**What is asked:** Exactly the lines from the line holding "Write a LaTeX" to the line holding "anchor=west] (brace) at", both lines included, are to be echoed; pictures are not.

+++ Data to process +++

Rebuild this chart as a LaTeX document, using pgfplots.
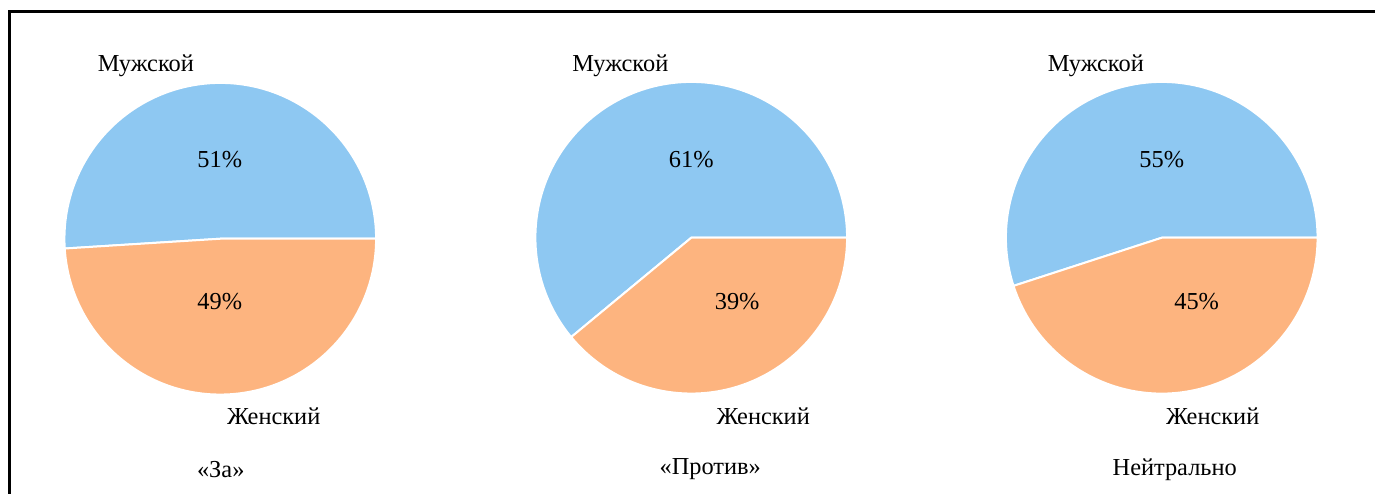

+++
+++ Data to process +++

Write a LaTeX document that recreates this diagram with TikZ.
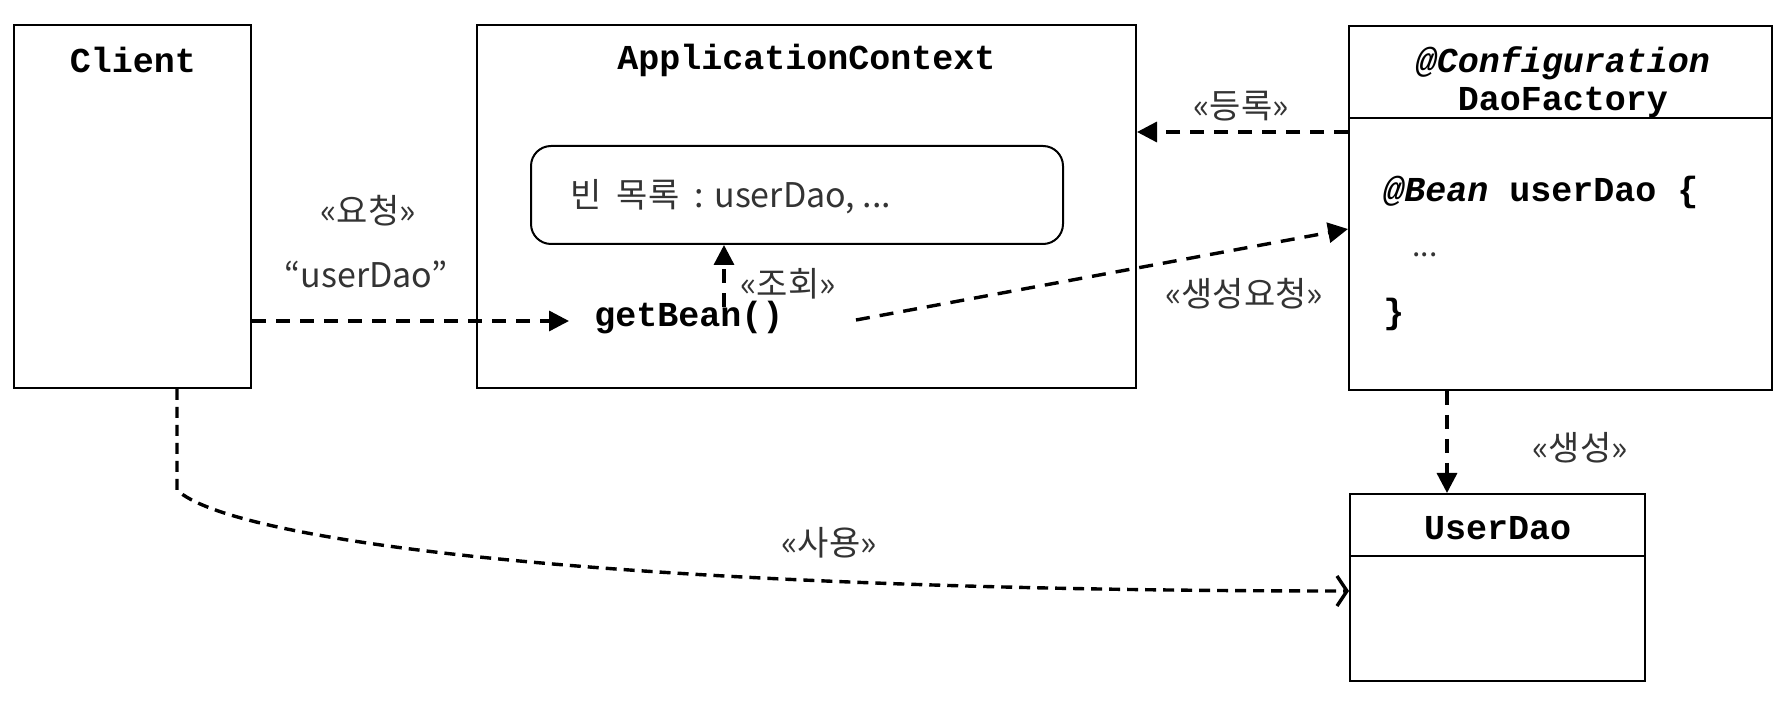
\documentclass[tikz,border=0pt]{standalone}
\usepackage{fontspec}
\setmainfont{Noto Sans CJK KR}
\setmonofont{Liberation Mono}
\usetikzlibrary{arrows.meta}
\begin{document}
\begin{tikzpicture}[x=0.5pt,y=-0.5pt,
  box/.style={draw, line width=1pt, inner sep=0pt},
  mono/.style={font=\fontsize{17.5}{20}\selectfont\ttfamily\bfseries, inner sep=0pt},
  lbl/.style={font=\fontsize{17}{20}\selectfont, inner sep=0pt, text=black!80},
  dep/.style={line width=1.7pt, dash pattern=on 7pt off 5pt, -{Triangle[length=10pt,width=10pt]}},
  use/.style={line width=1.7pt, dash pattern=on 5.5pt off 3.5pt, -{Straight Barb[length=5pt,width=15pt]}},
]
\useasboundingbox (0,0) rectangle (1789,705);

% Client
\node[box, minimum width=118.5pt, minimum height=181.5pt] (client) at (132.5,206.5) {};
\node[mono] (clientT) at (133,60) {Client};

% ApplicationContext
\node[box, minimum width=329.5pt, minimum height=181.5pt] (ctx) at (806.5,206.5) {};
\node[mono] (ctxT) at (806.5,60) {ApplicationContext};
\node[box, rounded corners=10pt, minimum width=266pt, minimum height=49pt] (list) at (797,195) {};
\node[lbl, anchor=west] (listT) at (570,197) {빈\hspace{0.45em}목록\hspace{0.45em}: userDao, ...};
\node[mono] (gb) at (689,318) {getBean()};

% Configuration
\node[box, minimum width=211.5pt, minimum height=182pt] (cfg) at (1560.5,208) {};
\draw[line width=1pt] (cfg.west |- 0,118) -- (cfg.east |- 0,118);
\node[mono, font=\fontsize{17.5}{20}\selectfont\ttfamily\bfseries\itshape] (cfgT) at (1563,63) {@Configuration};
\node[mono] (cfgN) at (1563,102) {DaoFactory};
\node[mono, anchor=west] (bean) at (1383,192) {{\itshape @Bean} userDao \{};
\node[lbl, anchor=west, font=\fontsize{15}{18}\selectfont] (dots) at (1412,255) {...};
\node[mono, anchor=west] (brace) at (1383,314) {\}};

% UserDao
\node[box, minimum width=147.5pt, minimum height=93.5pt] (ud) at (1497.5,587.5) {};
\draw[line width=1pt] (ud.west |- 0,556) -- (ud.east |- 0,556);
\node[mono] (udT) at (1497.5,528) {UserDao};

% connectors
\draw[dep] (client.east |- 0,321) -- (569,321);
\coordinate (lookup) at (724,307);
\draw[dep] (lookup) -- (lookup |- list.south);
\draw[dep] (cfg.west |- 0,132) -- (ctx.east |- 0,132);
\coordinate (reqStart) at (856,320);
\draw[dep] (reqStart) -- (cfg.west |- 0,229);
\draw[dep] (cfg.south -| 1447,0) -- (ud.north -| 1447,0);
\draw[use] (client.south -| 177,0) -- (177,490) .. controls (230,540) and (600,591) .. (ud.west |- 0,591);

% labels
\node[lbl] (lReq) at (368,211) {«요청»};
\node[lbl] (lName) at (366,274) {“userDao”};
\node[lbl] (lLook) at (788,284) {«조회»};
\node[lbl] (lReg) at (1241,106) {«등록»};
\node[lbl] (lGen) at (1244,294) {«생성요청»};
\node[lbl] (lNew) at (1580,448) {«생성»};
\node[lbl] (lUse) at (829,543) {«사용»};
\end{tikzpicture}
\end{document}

+++
+++ Data to process +++

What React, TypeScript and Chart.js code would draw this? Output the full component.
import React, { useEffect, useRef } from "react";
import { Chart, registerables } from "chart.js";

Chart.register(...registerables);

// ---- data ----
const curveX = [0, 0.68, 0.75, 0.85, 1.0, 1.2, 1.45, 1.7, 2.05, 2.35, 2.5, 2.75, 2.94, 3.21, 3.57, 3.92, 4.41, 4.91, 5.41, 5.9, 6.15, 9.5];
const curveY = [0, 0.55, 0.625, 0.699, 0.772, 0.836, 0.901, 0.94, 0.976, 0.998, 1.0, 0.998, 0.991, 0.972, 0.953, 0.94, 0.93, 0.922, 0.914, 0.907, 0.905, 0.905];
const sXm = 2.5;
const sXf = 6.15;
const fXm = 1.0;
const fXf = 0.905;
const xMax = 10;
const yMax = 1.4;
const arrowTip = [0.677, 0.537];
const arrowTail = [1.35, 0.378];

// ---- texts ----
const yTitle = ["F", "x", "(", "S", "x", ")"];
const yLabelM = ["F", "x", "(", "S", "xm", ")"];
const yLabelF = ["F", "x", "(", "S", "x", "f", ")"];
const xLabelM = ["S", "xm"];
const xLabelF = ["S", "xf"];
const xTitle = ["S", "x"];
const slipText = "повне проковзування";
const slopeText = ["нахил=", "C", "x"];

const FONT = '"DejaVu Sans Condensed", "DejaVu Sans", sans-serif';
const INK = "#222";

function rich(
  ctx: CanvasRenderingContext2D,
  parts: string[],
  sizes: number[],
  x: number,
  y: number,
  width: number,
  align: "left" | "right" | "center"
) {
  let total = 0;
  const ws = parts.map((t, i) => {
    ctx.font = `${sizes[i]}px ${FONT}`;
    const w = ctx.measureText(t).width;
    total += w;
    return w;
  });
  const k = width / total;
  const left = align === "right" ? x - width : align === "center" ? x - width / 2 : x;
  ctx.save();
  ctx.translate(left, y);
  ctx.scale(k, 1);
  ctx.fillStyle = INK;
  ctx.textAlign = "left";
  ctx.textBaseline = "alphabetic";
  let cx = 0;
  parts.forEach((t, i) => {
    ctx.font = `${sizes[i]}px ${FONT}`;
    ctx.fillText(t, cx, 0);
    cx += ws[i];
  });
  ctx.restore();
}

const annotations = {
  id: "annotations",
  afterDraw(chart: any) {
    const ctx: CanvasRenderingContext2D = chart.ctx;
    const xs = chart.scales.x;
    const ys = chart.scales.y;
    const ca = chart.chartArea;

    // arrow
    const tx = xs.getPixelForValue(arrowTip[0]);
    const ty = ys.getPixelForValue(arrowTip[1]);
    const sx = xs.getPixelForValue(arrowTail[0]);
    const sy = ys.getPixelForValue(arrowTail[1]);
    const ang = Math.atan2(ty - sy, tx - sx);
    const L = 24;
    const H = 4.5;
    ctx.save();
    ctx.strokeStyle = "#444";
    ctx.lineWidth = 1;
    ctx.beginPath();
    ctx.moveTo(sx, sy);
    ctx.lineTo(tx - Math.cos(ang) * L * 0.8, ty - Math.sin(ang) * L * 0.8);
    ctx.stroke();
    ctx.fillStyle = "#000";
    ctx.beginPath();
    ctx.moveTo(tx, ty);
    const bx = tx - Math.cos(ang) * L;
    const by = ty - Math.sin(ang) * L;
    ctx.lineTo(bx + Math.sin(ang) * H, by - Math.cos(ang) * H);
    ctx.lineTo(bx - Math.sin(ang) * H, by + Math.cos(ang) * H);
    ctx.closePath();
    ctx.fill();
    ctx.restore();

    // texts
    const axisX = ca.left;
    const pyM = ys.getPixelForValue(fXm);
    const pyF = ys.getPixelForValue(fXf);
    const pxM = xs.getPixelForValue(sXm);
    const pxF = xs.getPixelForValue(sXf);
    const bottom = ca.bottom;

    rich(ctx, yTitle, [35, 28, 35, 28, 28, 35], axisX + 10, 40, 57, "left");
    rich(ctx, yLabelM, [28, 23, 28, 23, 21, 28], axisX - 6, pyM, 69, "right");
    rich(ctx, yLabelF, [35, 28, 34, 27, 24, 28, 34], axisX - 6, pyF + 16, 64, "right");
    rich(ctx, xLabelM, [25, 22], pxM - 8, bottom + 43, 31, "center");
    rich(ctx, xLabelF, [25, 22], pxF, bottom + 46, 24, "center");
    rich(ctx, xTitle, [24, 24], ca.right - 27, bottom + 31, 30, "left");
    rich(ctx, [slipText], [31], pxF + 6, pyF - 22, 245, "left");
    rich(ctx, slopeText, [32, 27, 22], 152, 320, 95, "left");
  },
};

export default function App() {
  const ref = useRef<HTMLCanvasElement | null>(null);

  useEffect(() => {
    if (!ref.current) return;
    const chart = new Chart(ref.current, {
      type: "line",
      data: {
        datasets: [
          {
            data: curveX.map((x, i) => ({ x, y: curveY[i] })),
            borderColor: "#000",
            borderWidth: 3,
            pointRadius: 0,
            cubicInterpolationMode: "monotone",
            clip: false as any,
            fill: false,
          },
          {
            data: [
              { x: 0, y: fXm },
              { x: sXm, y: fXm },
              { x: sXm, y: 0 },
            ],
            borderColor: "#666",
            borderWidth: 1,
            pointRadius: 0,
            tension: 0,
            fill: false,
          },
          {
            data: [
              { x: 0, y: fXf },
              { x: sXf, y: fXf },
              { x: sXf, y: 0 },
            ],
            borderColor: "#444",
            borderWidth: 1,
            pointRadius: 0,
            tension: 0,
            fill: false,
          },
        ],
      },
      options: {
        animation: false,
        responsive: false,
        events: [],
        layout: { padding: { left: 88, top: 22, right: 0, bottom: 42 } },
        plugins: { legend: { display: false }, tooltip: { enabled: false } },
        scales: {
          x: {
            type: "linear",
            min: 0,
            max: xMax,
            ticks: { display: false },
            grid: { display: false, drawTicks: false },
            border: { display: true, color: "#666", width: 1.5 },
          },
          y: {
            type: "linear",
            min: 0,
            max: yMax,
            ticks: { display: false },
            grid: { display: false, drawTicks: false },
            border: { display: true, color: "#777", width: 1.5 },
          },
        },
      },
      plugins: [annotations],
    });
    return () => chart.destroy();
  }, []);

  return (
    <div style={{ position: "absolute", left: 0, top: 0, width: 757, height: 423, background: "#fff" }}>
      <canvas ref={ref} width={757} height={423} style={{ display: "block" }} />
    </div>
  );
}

+++

**Solution:**
Write a LaTeX document that recreates this diagram with TikZ.
\documentclass[tikz,border=0pt]{standalone}
\usepackage{fontspec}
\setmainfont{Noto Sans CJK KR}
\setmonofont{Liberation Mono}
\usetikzlibrary{arrows.meta}
\begin{document}
\begin{tikzpicture}[x=0.5pt,y=-0.5pt,
  box/.style={draw, line width=1pt, inner sep=0pt},
  mono/.style={font=\fontsize{17.5}{20}\selectfont\ttfamily\bfseries, inner sep=0pt},
  lbl/.style={font=\fontsize{17}{20}\selectfont, inner sep=0pt, text=black!80},
  dep/.style={line width=1.7pt, dash pattern=on 7pt off 5pt, -{Triangle[length=10pt,width=10pt]}},
  use/.style={line width=1.7pt, dash pattern=on 5.5pt off 3.5pt, -{Straight Barb[length=5pt,width=15pt]}},
]
\useasboundingbox (0,0) rectangle (1789,705);

% Client
\node[box, minimum width=118.5pt, minimum height=181.5pt] (client) at (132.5,206.5) {};
\node[mono] (clientT) at (133,60) {Client};

% ApplicationContext
\node[box, minimum width=329.5pt, minimum height=181.5pt] (ctx) at (806.5,206.5) {};
\node[mono] (ctxT) at (806.5,60) {ApplicationContext};
\node[box, rounded corners=10pt, minimum width=266pt, minimum height=49pt] (list) at (797,195) {};
\node[lbl, anchor=west] (listT) at (570,197) {빈\hspace{0.45em}목록\hspace{0.45em}: userDao, ...};
\node[mono] (gb) at (689,318) {getBean()};

% Configuration
\node[box, minimum width=211.5pt, minimum height=182pt] (cfg) at (1560.5,208) {};
\draw[line width=1pt] (cfg.west |- 0,118) -- (cfg.east |- 0,118);
\node[mono, font=\fontsize{17.5}{20}\selectfont\ttfamily\bfseries\itshape] (cfgT) at (1563,63) {@Configuration};
\node[mono] (cfgN) at (1563,102) {DaoFactory};
\node[mono, anchor=west] (bean) at (1383,192) {{\itshape @Bean} userDao \{};
\node[lbl, anchor=west, font=\fontsize{15}{18}\selectfont] (dots) at (1412,255) {...};
\node[mono, anchor=west] (brace) at (1383,314) {\}};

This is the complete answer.